** begin **
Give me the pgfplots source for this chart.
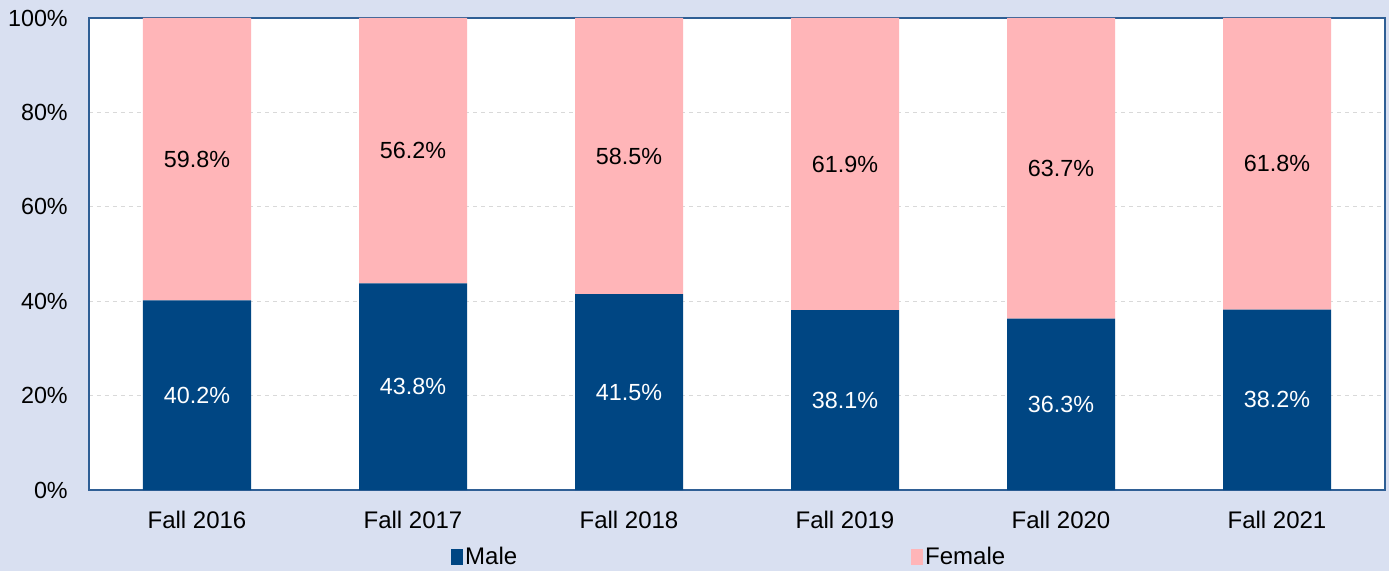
\documentclass[border=0pt]{standalone}
\usepackage{fontspec}
\setmainfont{Liberation Sans}
\usepackage{pgfplots}
\pgfplotsset{compat=1.18}
\usepackage{pgfplotstable}
\definecolor{bgc}{HTML}{D9E0F1}
\definecolor{malec}{HTML}{004683}
\definecolor{femc}{HTML}{FFB5B8}
\definecolor{axc}{HTML}{2F5F95}
\definecolor{gridc}{HTML}{D9D9D9}
\pgfplotstableread{
x male female
0 40.2 59.8
1 43.8 56.2
2 41.5 58.5
3 38.1 61.9
4 36.3 63.7
5 38.2 61.8
}\data
\begin{document}
\begin{tikzpicture}
\fill[bgc] (-66.75pt,-60.75pt) rectangle (975pt,367.5pt);
\begin{axis}[
 at={(0,0)}, anchor=south west,
 scale only axis, width=972pt, height=354pt,
 ybar stacked, bar width=0.5,
 xmin=-0.5, xmax=5.5, ymin=0, ymax=100,
 xtick={0,1,2,3,4,5},
 xticklabels={Fall 2016,Fall 2017,Fall 2018,Fall 2019,Fall 2020,Fall 2021},
 ytick={0,20,40,60,80,100},
 yticklabels={0\%,20\%,40\%,60\%,80\%,100\%},
 major tick length=0pt,
 ymajorgrids, grid style={gridc, dashed, line width=0.75pt},
 axis line style={axc, line width=1pt},
 axis background/.style={fill=white},
 font=\fontsize{17.5}{20}\selectfont,
 tick label style={font=\fontsize{17.5}{20}\selectfont},
 xticklabel style={inner sep=0pt, anchor=north, yshift=-15.75pt, font=\fontsize{18}{20}\selectfont},
 yticklabel style={inner sep=0pt, anchor=east, xshift=-15.75pt},
 legend style={at={(0.494,-0.142)}, anchor=center, draw=none, fill=none,
   legend columns=2, /tikz/every even column/.append style={column sep=293pt},
   font=\fontsize{18}{20}\selectfont},
 legend image code/.code={\fill[#1] (0pt,-6pt) rectangle (9pt,6pt);},
 nodes near coords={\pgfmathprintnumber[assume math mode=true,fixed,fixed zerofill,precision=1]{\pgfplotspointmeta}\%},
 point meta=explicit,
 every node near coord/.append style={anchor=center, font=\fontsize{17.5}{20}\selectfont},
]
\addplot[fill=malec, draw=none,
  nodes near coords style={text=white}] table[x=x,y=male,meta=male]{\data};
\addplot[fill=femc, draw=none,
  nodes near coords style={text=black}] table[x=x,y=female,meta=female]{\data};
\legend{Male,Female}
\end{axis}
\pgfresetboundingbox
\useasboundingbox (-66.75pt,-60.75pt) rectangle (975pt,367.5pt);
\end{tikzpicture}
\end{document}
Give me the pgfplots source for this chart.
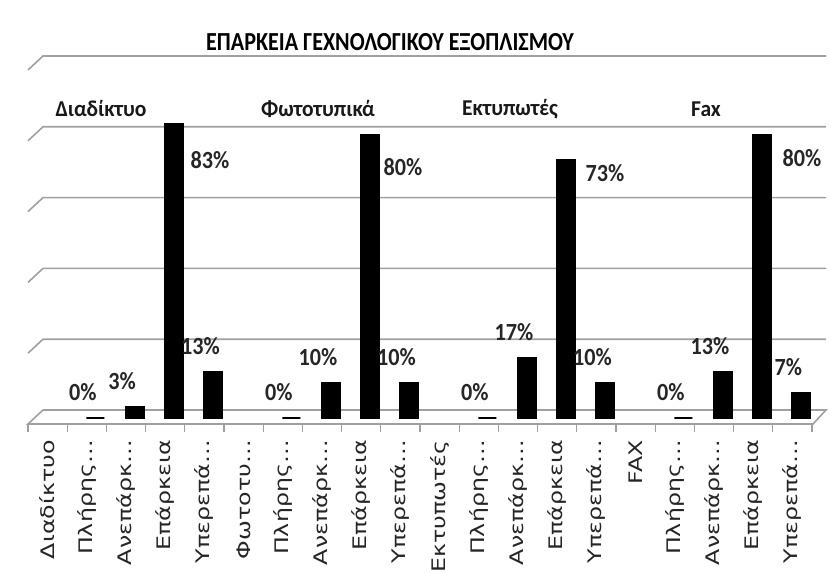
\documentclass[border=0pt]{standalone}
\usepackage{pgfplots}
\pgfplotsset{compat=1.18}
\usepackage{fontspec}
\setmainfont{Carlito}
\newfontfamily\ttlfont[FakeStretch=0.85]{Carlito}
\newfontfamily\hdfont[FakeStretch=0.95]{Carlito}
\newfontfamily\lblfont[FakeStretch=0.9]{Carlito}
\newfontfamily\tickfont[FakeStretch=1.27]{DejaVu Sans}
\definecolor{gridgray}{HTML}{A0A0A0}
\tikzset{lbl/.style={font=\lblfont\bfseries\fontsize{18.5}{21}\selectfont, text=black!85},
         hdr/.style={font=\hdfont\bfseries\fontsize{17}{19}\selectfont, text=black!90},
         grd/.style={gridgray, line width=1.2pt}}
\begin{document}
\begin{tikzpicture}
\begin{scope}[x=0.75pt,y=0.75pt]
\path[use as bounding box] (-28,-141) rectangle (803,424);
\node[font=\ttlfont\bfseries\fontsize{19.5}{22}\selectfont, inner sep=0pt] at (362,382) {ΕΠΑΡΚΕΙΑ ΓΕΧΝΟΛΟΓΙΚΟΥ ΕΞΟΠΛΙΣΜΟΥ};
\end{scope}
\begin{axis}[
  at={(0pt,0pt)}, anchor=south west, scale only axis,
  width=588pt, height=280.5pt,
  xmin=-0.5, xmax=19.5, ymin=-1.695, ymax=103.95,
  clip=false,
  axis line style={draw=none},
  ytick=\empty,
  xtick={0,...,19},
  xticklabels={Διαδίκτυο, Πλήρης…, Ανεπάρκ…, Επάρκεια, Υπερεπά…, Φωτοτυ…, Πλήρης…, Ανεπάρκ…, Επάρκεια, Υπερεπά…, Εκτυπωτές, Πλήρης…, Ανεπάρκ…, Επάρκεια, Υπερεπά…, FAX, Πλήρης…, Ανεπάρκ…, Επάρκεια, Υπερεπά…},
  minor xtick={-0.5,0.5,1.5,2.5,3.5,4.5,5.5,6.5,7.5,8.5,9.5,10.5,11.5,12.5,13.5,14.5,15.5,16.5,17.5,18.5,19.5},
  major tick length=0pt, minor tick length=6pt,
  tick align=outside, xtick pos=left,
  tick style={gridgray, line width=1pt},
  xticklabel style={font=\tickfont\fontsize{14}{15}\selectfont, rotate=90, anchor=east, inner sep=0pt, text=black!85},
  xticklabel shift=12pt,
]
\draw[grd] (axis cs:-0.5,-1.69) -- (axis cs:19.525,-1.69) -- (axis cs:19.857,2.26) -- (axis cs:-0.117,2.26) -- cycle;
\draw[grd] (axis cs:-0.5,18.31) -- (axis cs:-0.117,22.26) -- (axis cs:19.857,22.26);
\draw[grd] (axis cs:-0.5,38.31) -- (axis cs:-0.117,42.26) -- (axis cs:19.857,42.26);
\draw[grd] (axis cs:-0.5,58.31) -- (axis cs:-0.117,62.26) -- (axis cs:19.857,62.26);
\draw[grd] (axis cs:-0.5,78.31) -- (axis cs:-0.117,82.26) -- (axis cs:19.857,82.26);
\draw[grd] (axis cs:-0.5,98.31) -- (axis cs:-0.117,102.26) -- (axis cs:19.857,102.26);
% short bars with labels above
\addplot[ybar, bar width=13.5pt, bar shift=6.4pt, fill=black, draw=black, line width=1.5pt,
  nodes near coords={\pgfmathprintnumber[assume math mode=true]{\pgfplotspointmeta}\%},
  every node near coord/.append style={font=\lblfont\bfseries\fontsize{18.5}{21}\selectfont, anchor=center, yshift=19.5pt, xshift=-3pt, text=black!85}]
  coordinates {(1,0) (2,3) (4,13) (6,0) (7,10) (9,10) (11,0) (12,17) (14,10) (16,0) (17,13) (19,7)};
% tall bars
\addplot[ybar, bar width=13.5pt, bar shift=6.4pt, fill=black, draw=black, line width=1.5pt]
  coordinates {(3,83) (8,80) (13,73) (18,80)};
\node[lbl] at (axis cs:4.143,72.9) {83\%};
\node[lbl] at (axis cs:9.066,70.9) {80\%};
\node[lbl] at (axis cs:14.219,69.2) {73\%};
\node[lbl] at (axis cs:19.245,73.4) {80\%};
\node[hdr] at (axis cs:1.362,87.3) {Διαδίκτυο};
\node[hdr] at (axis cs:6.898,87.3) {Φωτοτυπικά};
\node[hdr] at (axis cs:11.796,87.3) {Εκτυπωτές};
\node[hdr] at (axis cs:16.796,87.3) {Fax};
\end{axis}
\end{tikzpicture}
\end{document}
** end **
# JOB:
Quote the preceding listing precisely and completely, omitting its images.

# FINAL RESULT:
Give me the pgfplots source for this chart.
\documentclass[border=0pt]{standalone}
\usepackage{fontspec}
\setmainfont{Liberation Sans}
\usepackage{pgfplots}
\pgfplotsset{compat=1.18}
\usepackage{pgfplotstable}
\definecolor{bgc}{HTML}{D9E0F1}
\definecolor{malec}{HTML}{004683}
\definecolor{femc}{HTML}{FFB5B8}
\definecolor{axc}{HTML}{2F5F95}
\definecolor{gridc}{HTML}{D9D9D9}
\pgfplotstableread{
x male female
0 40.2 59.8
1 43.8 56.2
2 41.5 58.5
3 38.1 61.9
4 36.3 63.7
5 38.2 61.8
}\data
\begin{document}
\begin{tikzpicture}
\fill[bgc] (-66.75pt,-60.75pt) rectangle (975pt,367.5pt);
\begin{axis}[
 at={(0,0)}, anchor=south west,
 scale only axis, width=972pt, height=354pt,
 ybar stacked, bar width=0.5,
 xmin=-0.5, xmax=5.5, ymin=0, ymax=100,
 xtick={0,1,2,3,4,5},
 xticklabels={Fall 2016,Fall 2017,Fall 2018,Fall 2019,Fall 2020,Fall 2021},
 ytick={0,20,40,60,80,100},
 yticklabels={0\%,20\%,40\%,60\%,80\%,100\%},
 major tick length=0pt,
 ymajorgrids, grid style={gridc, dashed, line width=0.75pt},
 axis line style={axc, line width=1pt},
 axis background/.style={fill=white},
 font=\fontsize{17.5}{20}\selectfont,
 tick label style={font=\fontsize{17.5}{20}\selectfont},
 xticklabel style={inner sep=0pt, anchor=north, yshift=-15.75pt, font=\fontsize{18}{20}\selectfont},
 yticklabel style={inner sep=0pt, anchor=east, xshift=-15.75pt},
 legend style={at={(0.494,-0.142)}, anchor=center, draw=none, fill=none,
   legend columns=2, /tikz/every even column/.append style={column sep=293pt},
   font=\fontsize{18}{20}\selectfont},
 legend image code/.code={\fill[#1] (0pt,-6pt) rectangle (9pt,6pt);},
 nodes near coords={\pgfmathprintnumber[assume math mode=true,fixed,fixed zerofill,precision=1]{\pgfplotspointmeta}\%},
 point meta=explicit,
 every node near coord/.append style={anchor=center, font=\fontsize{17.5}{20}\selectfont},
]
\addplot[fill=malec, draw=none,
  nodes near coords style={text=white}] table[x=x,y=male,meta=male]{\data};
\addplot[fill=femc, draw=none,
  nodes near coords style={text=black}] table[x=x,y=female,meta=female]{\data};
\legend{Male,Female}
\end{axis}
\pgfresetboundingbox
\useasboundingbox (-66.75pt,-60.75pt) rectangle (975pt,367.5pt);
\end{tikzpicture}
\end{document}
Give me the pgfplots source for this chart.
\documentclass[border=0pt]{standalone}
\usepackage{pgfplots}
\pgfplotsset{compat=1.18}
\usepackage{fontspec}
\setmainfont{Carlito}
\newfontfamily\ttlfont[FakeStretch=0.85]{Carlito}
\newfontfamily\hdfont[FakeStretch=0.95]{Carlito}
\newfontfamily\lblfont[FakeStretch=0.9]{Carlito}
\newfontfamily\tickfont[FakeStretch=1.27]{DejaVu Sans}
\definecolor{gridgray}{HTML}{A0A0A0}
\tikzset{lbl/.style={font=\lblfont\bfseries\fontsize{18.5}{21}\selectfont, text=black!85},
         hdr/.style={font=\hdfont\bfseries\fontsize{17}{19}\selectfont, text=black!90},
         grd/.style={gridgray, line width=1.2pt}}
\begin{document}
\begin{tikzpicture}
\begin{scope}[x=0.75pt,y=0.75pt]
\path[use as bounding box] (-28,-141) rectangle (803,424);
\node[font=\ttlfont\bfseries\fontsize{19.5}{22}\selectfont, inner sep=0pt] at (362,382) {ΕΠΑΡΚΕΙΑ ΓΕΧΝΟΛΟΓΙΚΟΥ ΕΞΟΠΛΙΣΜΟΥ};
\end{scope}
\begin{axis}[
  at={(0pt,0pt)}, anchor=south west, scale only axis,
  width=588pt, height=280.5pt,
  xmin=-0.5, xmax=19.5, ymin=-1.695, ymax=103.95,
  clip=false,
  axis line style={draw=none},
  ytick=\empty,
  xtick={0,...,19},
  xticklabels={Διαδίκτυο, Πλήρης…, Ανεπάρκ…, Επάρκεια, Υπερεπά…, Φωτοτυ…, Πλήρης…, Ανεπάρκ…, Επάρκεια, Υπερεπά…, Εκτυπωτές, Πλήρης…, Ανεπάρκ…, Επάρκεια, Υπερεπά…, FAX, Πλήρης…, Ανεπάρκ…, Επάρκεια, Υπερεπά…},
  minor xtick={-0.5,0.5,1.5,2.5,3.5,4.5,5.5,6.5,7.5,8.5,9.5,10.5,11.5,12.5,13.5,14.5,15.5,16.5,17.5,18.5,19.5},
  major tick length=0pt, minor tick length=6pt,
  tick align=outside, xtick pos=left,
  tick style={gridgray, line width=1pt},
  xticklabel style={font=\tickfont\fontsize{14}{15}\selectfont, rotate=90, anchor=east, inner sep=0pt, text=black!85},
  xticklabel shift=12pt,
]
\draw[grd] (axis cs:-0.5,-1.69) -- (axis cs:19.525,-1.69) -- (axis cs:19.857,2.26) -- (axis cs:-0.117,2.26) -- cycle;
\draw[grd] (axis cs:-0.5,18.31) -- (axis cs:-0.117,22.26) -- (axis cs:19.857,22.26);
\draw[grd] (axis cs:-0.5,38.31) -- (axis cs:-0.117,42.26) -- (axis cs:19.857,42.26);
\draw[grd] (axis cs:-0.5,58.31) -- (axis cs:-0.117,62.26) -- (axis cs:19.857,62.26);
\draw[grd] (axis cs:-0.5,78.31) -- (axis cs:-0.117,82.26) -- (axis cs:19.857,82.26);
\draw[grd] (axis cs:-0.5,98.31) -- (axis cs:-0.117,102.26) -- (axis cs:19.857,102.26);
% short bars with labels above
\addplot[ybar, bar width=13.5pt, bar shift=6.4pt, fill=black, draw=black, line width=1.5pt,
  nodes near coords={\pgfmathprintnumber[assume math mode=true]{\pgfplotspointmeta}\%},
  every node near coord/.append style={font=\lblfont\bfseries\fontsize{18.5}{21}\selectfont, anchor=center, yshift=19.5pt, xshift=-3pt, text=black!85}]
  coordinates {(1,0) (2,3) (4,13) (6,0) (7,10) (9,10) (11,0) (12,17) (14,10) (16,0) (17,13) (19,7)};
% tall bars
\addplot[ybar, bar width=13.5pt, bar shift=6.4pt, fill=black, draw=black, line width=1.5pt]
  coordinates {(3,83) (8,80) (13,73) (18,80)};
\node[lbl] at (axis cs:4.143,72.9) {83\%};
\node[lbl] at (axis cs:9.066,70.9) {80\%};
\node[lbl] at (axis cs:14.219,69.2) {73\%};
\node[lbl] at (axis cs:19.245,73.4) {80\%};
\node[hdr] at (axis cs:1.362,87.3) {Διαδίκτυο};
\node[hdr] at (axis cs:6.898,87.3) {Φωτοτυπικά};
\node[hdr] at (axis cs:11.796,87.3) {Εκτυπωτές};
\node[hdr] at (axis cs:16.796,87.3) {Fax};
\end{axis}
\end{tikzpicture}
\end{document}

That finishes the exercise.